On Monday, the Progress 83 resupply ship that’s docked to the space station fired its engines for just over six minutes, slightly raising the orbit of the ISS in order to avoid an approaching satellite, NASA wrote in a blog post. The space agency did not identify the object, except to say that it was an “Earth observation satellite.”

However, there is speculation that the satellite in question may be Argentina’s Nusat-17, one of 10 commercial Earth observation satellites form the Aleph-1 constellation operated by Satellogic. Jonathan McDowell, an astrophysicist at the Harvard-Smithsonian Center for Astrophysics, wrote on Twitter that the orbits of the Satellogic constellation has been gradually decaying and the satellites are now crossing the orbit of the ISS.

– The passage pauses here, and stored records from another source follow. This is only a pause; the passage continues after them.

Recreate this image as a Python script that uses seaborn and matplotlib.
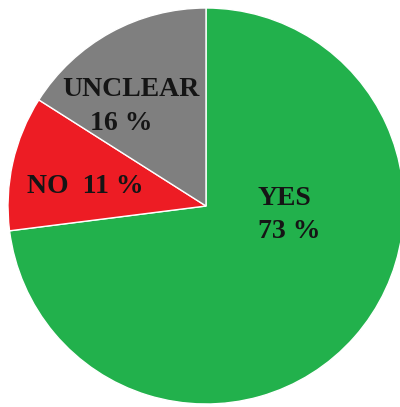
import matplotlib
matplotlib.use("Agg")
import matplotlib.pyplot as plt
import seaborn as sns

categories = ["YES", "NO", "UNCLEAR"]
values = [73, 11, 16]
label_lines = [["YES", "73 %"], ["NO  11 %"], ["UNCLEAR", "16 %"]]
colors = ["#22b14c", "#ed1c24", "#7f7f7f"]

sns.set_theme(style="white")
plt.rcParams['font.family'] = ['Liberation Serif', 'DejaVu Serif']

W, H = 400, 407
fig = plt.figure(figsize=(W / 100, H / 100), dpi=100)
ax = fig.add_axes([0, 0, 1, 1])
cx, cy, r = 206, 206, 198  # pixels, from top-left

wedges, _ = ax.pie(values, colors=colors, startangle=90, counterclock=False,
                   radius=1.0, center=(0, 0),
                   wedgeprops=dict(edgecolor="white", linewidth=1.0))

# layout: left edge / baseline of each text line in pixels (top-left origin)
line_px = [[(258, 205), (258, 238)], [(27, 193)], [(62, 96), (90, 130)]]
for lines, poss in zip(label_lines, line_px):
    for txt, (px, py) in zip(lines, poss):
        x = (px - cx) / r
        y = (cy - py) / r
        ax.text(x, y, txt, ha="left", va="baseline", fontsize=20,
                fontweight="bold", color="#151515")

ax.set_xlim(-cx / r, (W - cx) / r)
ax.set_ylim(-(H - cy) / r, cy / r)
ax.set_aspect("auto")
ax.axis("off")
fig.savefig("out.png", dpi=100, facecolor="white")
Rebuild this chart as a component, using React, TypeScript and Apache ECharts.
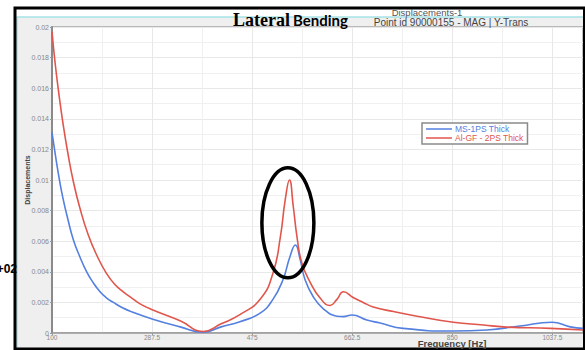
import React, { useEffect, useRef } from "react";
import * as echarts from "echarts";

const seriesNames = ["MS-1PS Thick", "Al-GF - 2PS Thick"];

const freqBlue = [100, 106, 112, 120, 130, 140, 152, 165, 177, 190, 202, 215, 232, 250, 289, 340, 383, 417, 452, 490, 514, 533, 546, 556, 565, 574, 589, 608, 634, 646, 662, 690, 715, 758, 852, 915, 977, 1037, 1071, 1095];
const dispBlue = [0.0131, 0.0117, 0.0104, 0.0089, 0.0074, 0.0061, 0.005, 0.004, 0.0033, 0.0027, 0.0023, 0.002, 0.00165, 0.00138, 0.0009, 0.0004, 0.00005, 0.0004, 0.00074, 0.0013, 0.0022, 0.0035, 0.005, 0.00575, 0.0048, 0.0035, 0.0024, 0.0016, 0.0011, 0.00107, 0.00118, 0.00085, 0.00065, 0.0003, 0.00013, 0.0002, 0.00046, 0.0007, 0.0004, 0.0003];

const freqRed = [100, 106, 113, 121, 130, 140, 152, 168, 185, 202, 217, 233, 249, 265, 289, 340, 383, 417, 452, 490, 514, 528, 537, 545, 552, 559, 568, 584, 602, 621, 634, 646, 665, 683, 702, 740, 784, 852, 909, 946, 1034, 1095];
const dispRed = [0.0197, 0.0176, 0.0156, 0.0136, 0.0117, 0.0099, 0.0082, 0.0064, 0.005, 0.0039, 0.0032, 0.0027, 0.0023, 0.0019, 0.0015, 0.0008, 0.0001, 0.0006, 0.0012, 0.0022, 0.0039, 0.0063, 0.0087, 0.01, 0.0083, 0.0063, 0.0046, 0.0033, 0.0023, 0.0018, 0.0022, 0.0027, 0.0023, 0.002, 0.0017, 0.0014, 0.0011, 0.0007, 0.00052, 0.0004, 0.0003, 0.0002];

const xMin = 100;
const xMax = 1095;
const xStep = 187.5;
const yMax = 0.02;
const yStep = 0.002;
const highlightCenter = [542, 0.0072];

const BLUE = "#5480e0";
const RED = "#e0564c";

export default function App() {
  const ref = useRef<HTMLDivElement>(null);
  useEffect(() => {
    const chart = echarts.init(ref.current!, null, { renderer: "svg" });
    const option: any = {
      animation: false,
      backgroundColor: "#ffffff",
      grid: {
        left: 52,
        right: 2,
        top: 27,
        bottom: 17,
        show: true,
        backgroundColor: "#ffffff",
        borderColor: "#a8a8a8",
        borderWidth: 1.5,
      },
      legend: {
        orient: "vertical",
        left: 422,
        top: 123,
        icon: "rect",
        itemWidth: 26,
        itemHeight: 1.5,
        itemGap: 0,
        padding: [1.5, 4, 1.5, 4],
        borderColor: "#8a8a8a",
        borderWidth: 1.5,
        backgroundColor: "#ffffff",
        textStyle: { fontSize: 8.5, lineHeight: 8, fontFamily: "Liberation Sans", padding: [0, 0, 0, -2] },
        data: [
          { name: seriesNames[0], textStyle: { color: BLUE } },
          { name: seriesNames[1], textStyle: { color: RED } },
        ],
      },
      xAxis: {
        type: "value",
        min: xMin,
        max: xMax,
        interval: xStep,
        axisLine: { show: true, lineStyle: { color: "#999", width: 1.5 } },
        axisTick: { show: true, length: 2, lineStyle: { color: "#999" } },
        axisLabel: {
          fontSize: 6.5,
          color: "#888",
          margin: 1,
          fontFamily: "Liberation Sans",
          showMaxLabel: false,
          formatter: (v: number) => String(v),
        },
        splitLine: { show: true, lineStyle: { color: "#e8e8e8", width: 1 } },
        minorTick: { show: false, splitNumber: 2 },
        minorSplitLine: { show: true, lineStyle: { color: "#f0f0f0", width: 1 } },
      },
      yAxis: {
        type: "value",
        min: 0,
        max: yMax,
        interval: yStep,
        name: "Displacements",
        nameLocation: "middle",
        nameRotate: 90,
        nameGap: 21,
        nameMoveOverlap: false,
        nameTextStyle: { fontSize: 7, fontWeight: "bold", color: "#444", fontFamily: "Liberation Sans" },
        axisLine: { show: true, lineStyle: { color: "#8a8a8a", width: 2 } },
        axisTick: { show: true, length: 2, lineStyle: { color: "#999" } },
        axisLabel: { fontSize: 7, color: "#888", margin: 3, fontFamily: "Liberation Sans" },
        splitLine: { show: true, lineStyle: { color: "#e8e8e8", width: 1 } },
        minorTick: { show: false, splitNumber: 2 },
        minorSplitLine: { show: true, lineStyle: { color: "#f0f0f0", width: 1 } },
      },
      series: [
        {
          name: seriesNames[0],
          type: "line",
          data: freqBlue.map((f, i) => [f, dispBlue[i]]),
          showSymbol: false,
          symbol: "none",
          smooth: 0.5,
          lineStyle: { color: BLUE, width: 1.6 },
          itemStyle: { color: BLUE },
        },
        {
          name: seriesNames[1],
          type: "line",
          data: freqRed.map((f, i) => [f, dispRed[i]]),
          showSymbol: false,
          symbol: "none",
          smooth: 0.5,
          lineStyle: { color: RED, width: 1.6 },
          itemStyle: { color: RED },
        },
      ],
    };
    chart.setOption(option);
    const c = chart.convertToPixel({ gridIndex: 0 }, highlightCenter) as number[];
    chart.setOption({
      graphic: [
        { type: "rect", z: -10, silent: true, shape: { x: 17, y: 17, width: 566, height: 333 }, style: { fill: "#efefef" } },
        { type: "polyline", z: -9, silent: true, shape: { points: [[17, 350], [17, 17], [583, 17]] }, style: { stroke: "#a6e2e6", lineWidth: 1.5, fill: null } },
        { type: "rect", z: 50, silent: true, shape: { x: 15, y: 8, width: 569.5, height: 341 }, style: { fill: null, stroke: "#000", lineWidth: 3 } },
        { type: "ellipse", z: 60, silent: true, shape: { cx: c[0], cy: c[1], rx: 26, ry: 55 }, style: { fill: null, stroke: "#000", lineWidth: 3.5 } },
        { type: "text", z: 60, x: 233, y: 20, style: { text: "Lateral", font: "bold 18px 'Liberation Serif'", fill: "#000", verticalAlign: "middle" } },
        { type: "text", z: 60, x: 293, y: 19.5, style: { text: "Bending", font: "bold 15px Lato", fill: "#000", verticalAlign: "middle" } },
        { type: "text", z: 60, x: 427, y: 12, style: { text: "Displacements-1", font: "9.5px 'Liberation Sans'", fill: "#555", align: "center", verticalAlign: "middle" } },
        { type: "text", z: 60, x: 451, y: 22.5, style: { text: "Point id 90000155 - MAG | Y-Trans", font: "10px 'Liberation Sans'", fill: "#444", align: "center", verticalAlign: "middle" } },
        { type: "text", z: 60, x: 452, y: 343.5, style: { text: "Frequency [Hz]", font: "bold 9.5px 'Liberation Sans'", fill: "#444", align: "center", verticalAlign: "middle" } },
        { type: "text", z: 60, x: 17, y: 269, style: { text: "e+02", font: "bold 12px 'Liberation Sans'", fill: "#000", align: "right", verticalAlign: "middle" } },
      ],
    });
    return () => chart.dispose();
  }, []);
  return <div ref={ref} style={{ position: "fixed", left: 0, top: 0, width: 585, height: 350 }} />;
}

The latest ISS maneuver points to a larger issue of the growing number of satellites, both defunct and operational, and debris that pose a threat to orbiting spacecraft. More than 27,000 pieces of orbital debris are currently being tracked by the Department of Defense’s global Space Surveillance Network, with lots of smaller pieces also floating around undetected.

In December 2022, the ISS conducted a similar maneuver to avoid a collision with a Russian Fregat-SB upper stage fragment that threatened to come within less than a quarter mile of the space station. In fact, the space station has had to carry out 32 collision avoidance maneuvers since 1999. These orbital swerves have not impacted the astronauts on board the ISS so far. NASA stated that the most recent maneuver won’t impact the imminent Crew-5 departure from the space station.

The four astronauts of the Crew-6 mission arrived at the ISS on March 3, while Crew-5 astronauts are set to return home aboard the docked SpaceX Endurance spacecraft as soon as March 9. However, Cosmonauts Sergey Prokopyev and Dmitry Petelin, and NASA astronaut Frank Rubio, will stay aboard the ISS until September.